Problem to work on >>
Check each line of the listing for the string "matplotlib", count the lines that have it, and answer with that number only.

Dataset section >>
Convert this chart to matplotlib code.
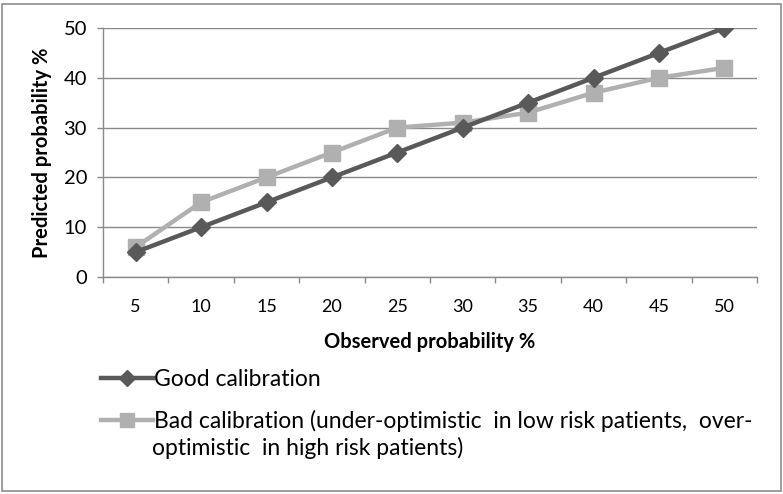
import matplotlib
matplotlib.use("Agg")
import matplotlib.pyplot as plt
from matplotlib.patches import Rectangle

categories = ["5", "10", "15", "20", "25", "30", "35", "40", "45", "50"]
good = [5, 10, 15, 20, 25, 30, 35, 40, 45, 50]
bad = [6, 15, 20, 25, 30, 31, 33, 37, 40, 42]
yticks = [0, 10, 20, 30, 40, 50]

font = ["Lato", "DejaVu Sans"]
plt.rcParams["font.family"] = font

dark = "#595959"
light = "#b0b0b0"
grid = "#8a8a8a"

fig = plt.figure(figsize=(7.83, 4.94), dpi=100)
fig.patches.append(Rectangle((2 / 783, 3 / 494), 779 / 783, 487 / 494,
                             transform=fig.transFigure, fill=False,
                             edgecolor="#8c8c8c", linewidth=1.2))

ax = fig.add_axes([103 / 783, 1 - 277 / 494, 654 / 783, 249 / 494])
x = list(range(len(categories)))
l1, = ax.plot(x, good, color=dark, linewidth=3.2, marker="D", markersize=9,
              label="Good calibration", zorder=3)
l2, = ax.plot(x, bad, color=light, linewidth=3.2, marker="s", markersize=12,
              label="Bad calibration (under-optimistic  in low risk patients,  over-",
              zorder=2)

ax.set_xlim(-0.5, len(categories) - 0.5)
ax.set_ylim(0, 50)
ax.set_yticks(yticks)
ax.set_xticks(x)
ax.set_xticklabels(categories, fontsize=13)
ax.set_xticks([i - 0.5 for i in range(len(categories) + 1)], minor=True)
ax.tick_params(axis="x", which="major", length=0, pad=16)
ax.tick_params(axis="x", which="minor", length=4.5, color=grid, width=1)
ax.tick_params(axis="y", length=4.5, color=grid, width=1, pad=7, labelsize=14.5)

ax.yaxis.grid(True, color=grid, linewidth=1)
ax.set_axisbelow(True)
for s in ["top", "right"]:
    ax.spines[s].set_visible(False)
for s in ["left", "bottom"]:
    ax.spines[s].set_color(grid)
    ax.spines[s].set_linewidth(1)

ax.set_xlabel("Observed probability %", fontweight="bold", fontsize=14.5, labelpad=12)
ax.set_ylabel("Predicted probability %", fontweight="bold", fontsize=14.5, labelpad=8)

fig.legend(handles=[l1, l2], loc="upper left",
           bbox_to_anchor=(80 / 783, 1 - 348 / 494), frameon=False,
           prop={"size": 16.5}, handlelength=2.3,
           handletextpad=0.05, labelspacing=0.9, markerscale=0.85)
fig.text(152 / 783, 1 - 448 / 494, "optimistic  in high risk patients)",
         fontsize=16.5, va="center", ha="left")

fig.savefig("out.png", dpi=100)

Response for this exercise >>
5